Return all of the data exactly as written, without the pictures.

>> start Information provided

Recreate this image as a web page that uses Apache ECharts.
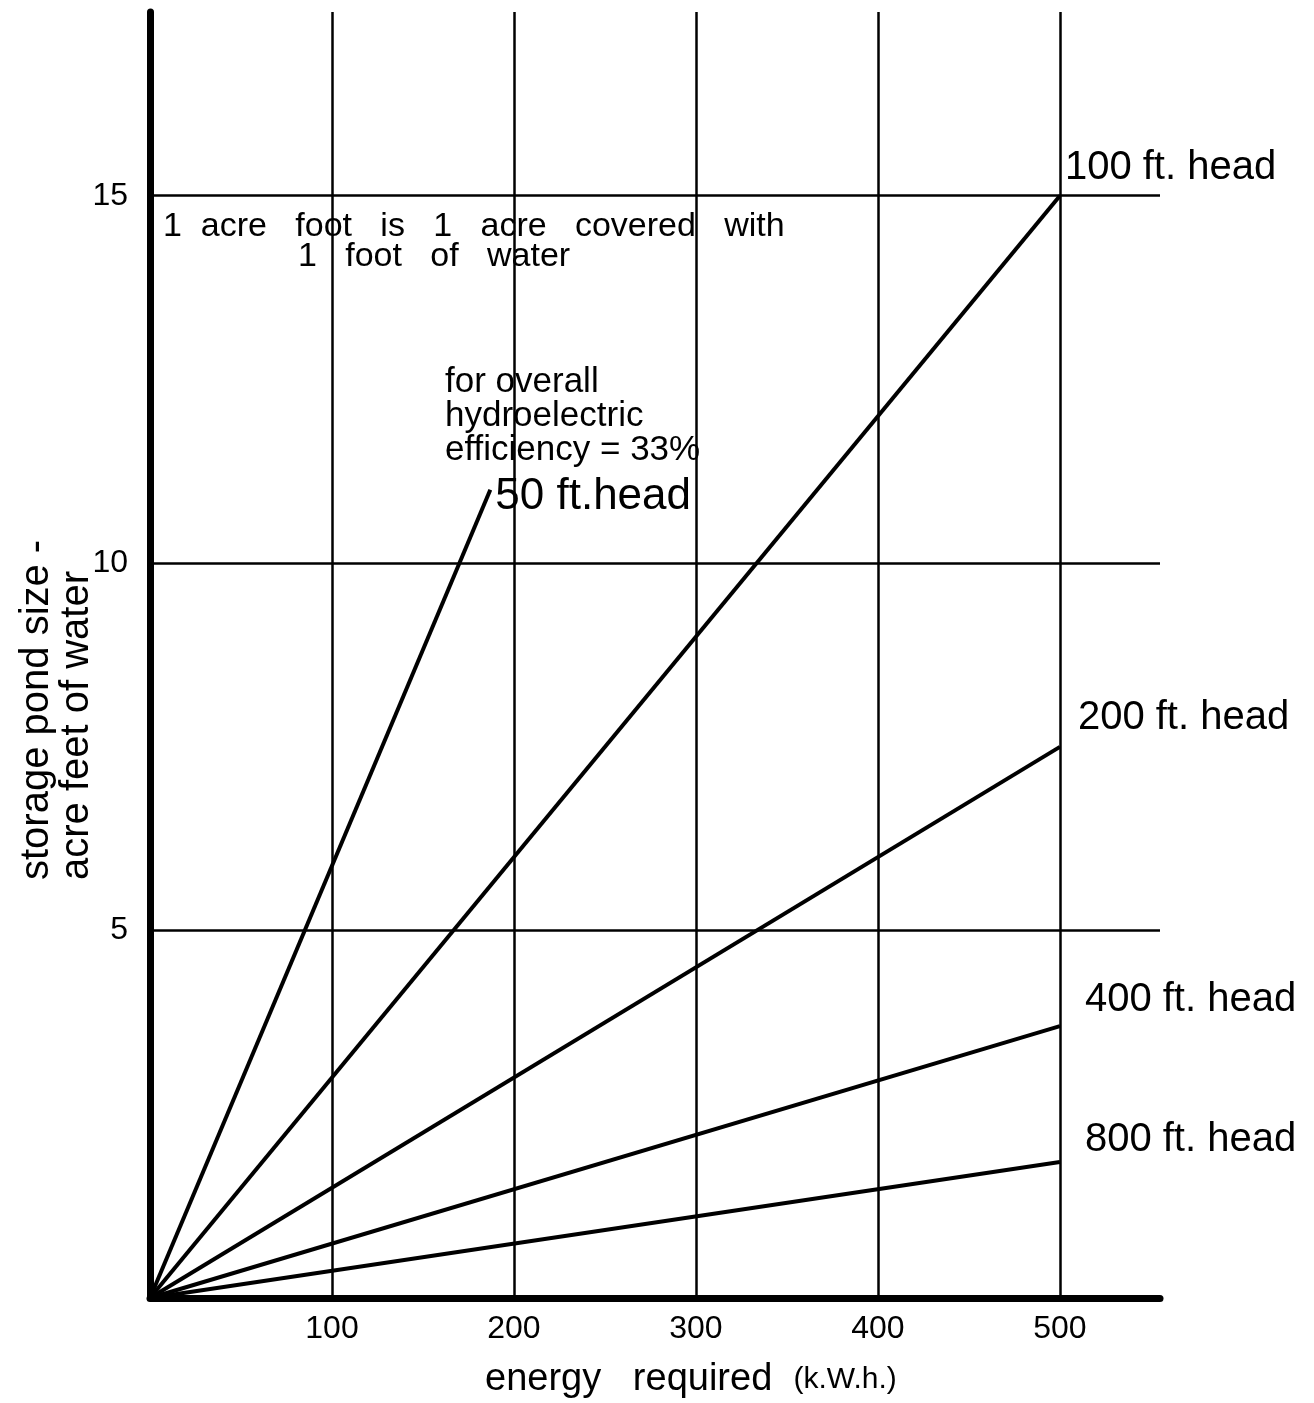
<!DOCTYPE html>
<html><head><meta charset="utf-8">
<script src="https://cdn.jsdelivr.net/npm/echarts@6/dist/echarts.min.js"></script>
<style>html,body{margin:0;padding:0;background:#fff}#c{width:1314px;height:1403px}</style>
</head><body><div id="c"></div>
<script>
// ---- data ----
const headNames = ['50 ft.head', '100 ft. head', '200 ft. head', '400 ft. head', '800 ft. head'];
const energyStart = [0, 0, 0, 0, 0];
const storageStart = [0, 0, 0, 0, 0];
const energyEnd = [187, 500, 500, 500, 500];      // kWh
const storageEnd = [11.0, 15.0, 7.5, 3.7, 1.85];  // acre feet
const xTickLabels = [100, 200, 300, 400, 500];
const yTickLabels = [5, 10, 15];
const xTitle = ['energy', 'required', '(k.W.h.)'];
const yTitle = ['storage pond size -', 'acre feet of water'];
const note1 = ['1  acre   foot   is   1   acre   covered   with', '1   foot   of   water'];
const note2 = ['for overall', 'hydroelectric', 'efficiency = 33%'];

// ---- styles ----
const FONT = '"Liberation Sans", Arial, sans-serif';
const labelStyles = [
  { fontSize: 44, offset: [5, 7] },
  { fontSize: 40, offset: [5, -28] },
  { fontSize: 40, offset: [18, -29] },
  { fontSize: 40, offset: [25, -26] },
  { fontSize: 40, offset: [25, -22] }
];

const series = headNames.map((n, i) => ({
  name: n,
  type: 'line',
  data: [[energyStart[i], storageStart[i]], [energyEnd[i], storageEnd[i]]],
  showSymbol: false,
  symbol: 'none',
  lineStyle: { color: '#000', width: 4 },
  z: 3,
  endLabel: {
    show: true,
    formatter: n,
    distance: 0,
    offset: labelStyles[i].offset,
    color: '#000',
    fontFamily: FONT,
    fontSize: labelStyles[i].fontSize,
    align: 'left',
    verticalAlign: 'middle'
  }
}));

const chart = echarts.init(document.getElementById('c'), null, { renderer: 'canvas' });
chart.setOption({
  animation: false,
  backgroundColor: '#fff',
  grid: { left: 150, right: 154, top: 12, bottom: 105, containLabel: false },
  xAxis: {
    type: 'value', min: 0, max: 555, interval: 100,
    axisLine: { show: true, lineStyle: { color: '#000', width: 7 } },
    axisTick: { show: false },
    splitLine: { show: true, showMinLine: false, showMaxLine: false, lineStyle: { color: '#000', width: 2.5 } },
    axisLabel: {
      color: '#000', fontFamily: FONT, fontSize: 32, margin: 15,
      showMinLabel: false, showMaxLabel: false,
      formatter: v => xTickLabels.includes(v) ? String(v) : ''
    }
  },
  yAxis: {
    type: 'value', min: 0, max: 17.5, interval: 5,
    axisLine: { show: true, lineStyle: { color: '#000', width: 7 } },
    axisTick: { show: false },
    splitLine: { show: true, showMinLine: false, showMaxLine: false, lineStyle: { color: '#000', width: 2.5 } },
    axisLabel: {
      color: '#000', fontFamily: FONT, fontSize: 32, margin: 22,
      showMinLabel: false, showMaxLabel: false,
      formatter: v => yTickLabels.includes(v) ? String(v) : ''
    }
  },
  series: series,
  graphic: [
    {
      type: 'text', x: 485, y: 1380, silent: true,
      style: {
        text: '{a|' + xTitle[0] + '}   {a|' + xTitle[1] + '}  {b|' + xTitle[2] + '}',
        fill: '#000', fontFamily: FONT, fontSize: 38,
        textAlign: 'left', textVerticalAlign: 'middle',
        rich: { a: { fontSize: 38, fontFamily: FONT, fill: '#000' }, b: { fontSize: 30, fontFamily: FONT, fill: '#000' } }
      }
    },
    {
      type: 'text', x: 57, y: 880, rotation: Math.PI / 2, silent: true,
      style: {
        text: yTitle.join('\n'),
        fill: '#000', fontFamily: FONT, fontSize: 40, lineHeight: 40,
        textAlign: 'left', textVerticalAlign: 'middle'
      }
    },
    {
      type: 'text', x: 163, y: 227, silent: true,
      style: { text: note1[0], fill: '#000', fontFamily: FONT, fontSize: 34, textAlign: 'left', textVerticalAlign: 'middle' }
    },
    {
      type: 'text', x: 298, y: 257, silent: true,
      style: { text: note1[1], fill: '#000', fontFamily: FONT, fontSize: 34, textAlign: 'left', textVerticalAlign: 'middle' }
    },
    {
      type: 'text', x: 445, y: 416, silent: true,
      style: { text: note2.join('\n'), fill: '#000', fontFamily: FONT, fontSize: 35, lineHeight: 34, textAlign: 'left', textVerticalAlign: 'middle' }
    }
  ]
});
</script>
</body></html>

>> end Information provided

- [Result of the exercise]:
Recreate this image as a web page that uses Apache ECharts.
<!DOCTYPE html>
<html><head><meta charset="utf-8">
<script src="https://cdn.jsdelivr.net/npm/echarts@6/dist/echarts.min.js"></script>
<style>html,body{margin:0;padding:0;background:#fff}#c{width:1314px;height:1403px}</style>
</head><body><div id="c"></div>
<script>
// ---- data ----
const headNames = ['50 ft.head', '100 ft. head', '200 ft. head', '400 ft. head', '800 ft. head'];
const energyStart = [0, 0, 0, 0, 0];
const storageStart = [0, 0, 0, 0, 0];
const energyEnd = [187, 500, 500, 500, 500];      // kWh
const storageEnd = [11.0, 15.0, 7.5, 3.7, 1.85];  // acre feet
const xTickLabels = [100, 200, 300, 400, 500];
const yTickLabels = [5, 10, 15];
const xTitle = ['energy', 'required', '(k.W.h.)'];
const yTitle = ['storage pond size -', 'acre feet of water'];
const note1 = ['1  acre   foot   is   1   acre   covered   with', '1   foot   of   water'];
const note2 = ['for overall', 'hydroelectric', 'efficiency = 33%'];

// ---- styles ----
const FONT = '"Liberation Sans", Arial, sans-serif';
const labelStyles = [
  { fontSize: 44, offset: [5, 7] },
  { fontSize: 40, offset: [5, -28] },
  { fontSize: 40, offset: [18, -29] },
  { fontSize: 40, offset: [25, -26] },
  { fontSize: 40, offset: [25, -22] }
];

const series = headNames.map((n, i) => ({
  name: n,
  type: 'line',
  data: [[energyStart[i], storageStart[i]], [energyEnd[i], storageEnd[i]]],
  showSymbol: false,
  symbol: 'none',
  lineStyle: { color: '#000', width: 4 },
  z: 3,
  endLabel: {
    show: true,
    formatter: n,
    distance: 0,
    offset: labelStyles[i].offset,
    color: '#000',
    fontFamily: FONT,
    fontSize: labelStyles[i].fontSize,
    align: 'left',
    verticalAlign: 'middle'
  }
}));

const chart = echarts.init(document.getElementById('c'), null, { renderer: 'canvas' });
chart.setOption({
  animation: false,
  backgroundColor: '#fff',
  grid: { left: 150, right: 154, top: 12, bottom: 105, containLabel: false },
  xAxis: {
    type: 'value', min: 0, max: 555, interval: 100,
    axisLine: { show: true, lineStyle: { color: '#000', width: 7 } },
    axisTick: { show: false },
    splitLine: { show: true, showMinLine: false, showMaxLine: false, lineStyle: { color: '#000', width: 2.5 } },
    axisLabel: {
      color: '#000', fontFamily: FONT, fontSize: 32, margin: 15,
      showMinLabel: false, showMaxLabel: false,
      formatter: v => xTickLabels.includes(v) ? String(v) : ''
    }
  },
  yAxis: {
    type: 'value', min: 0, max: 17.5, interval: 5,
    axisLine: { show: true, lineStyle: { color: '#000', width: 7 } },
    axisTick: { show: false },
    splitLine: { show: true, showMinLine: false, showMaxLine: false, lineStyle: { color: '#000', width: 2.5 } },
    axisLabel: {
      color: '#000', fontFamily: FONT, fontSize: 32, margin: 22,
      showMinLabel: false, showMaxLabel: false,
      formatter: v => yTickLabels.includes(v) ? String(v) : ''
    }
  },
  series: series,
  graphic: [
    {
      type: 'text', x: 485, y: 1380, silent: true,
      style: {
        text: '{a|' + xTitle[0] + '}   {a|' + xTitle[1] + '}  {b|' + xTitle[2] + '}',
        fill: '#000', fontFamily: FONT, fontSize: 38,
        textAlign: 'left', textVerticalAlign: 'middle',
        rich: { a: { fontSize: 38, fontFamily: FONT, fill: '#000' }, b: { fontSize: 30, fontFamily: FONT, fill: '#000' } }
      }
    },
    {
      type: 'text', x: 57, y: 880, rotation: Math.PI / 2, silent: true,
      style: {
        text: yTitle.join('\n'),
        fill: '#000', fontFamily: FONT, fontSize: 40, lineHeight: 40,
        textAlign: 'left', textVerticalAlign: 'middle'
      }
    },
    {
      type: 'text', x: 163, y: 227, silent: true,
      style: { text: note1[0], fill: '#000', fontFamily: FONT, fontSize: 34, textAlign: 'left', textVerticalAlign: 'middle' }
    },
    {
      type: 'text', x: 298, y: 257, silent: true,
      style: { text: note1[1], fill: '#000', fontFamily: FONT, fontSize: 34, textAlign: 'left', textVerticalAlign: 'middle' }
    },
    {
      type: 'text', x: 445, y: 416, silent: true,
      style: { text: note2.join('\n'), fill: '#000', fontFamily: FONT, fontSize: 35, lineHeight: 34, textAlign: 'left', textVerticalAlign: 'middle' }
    }
  ]
});
</script>
</body></html>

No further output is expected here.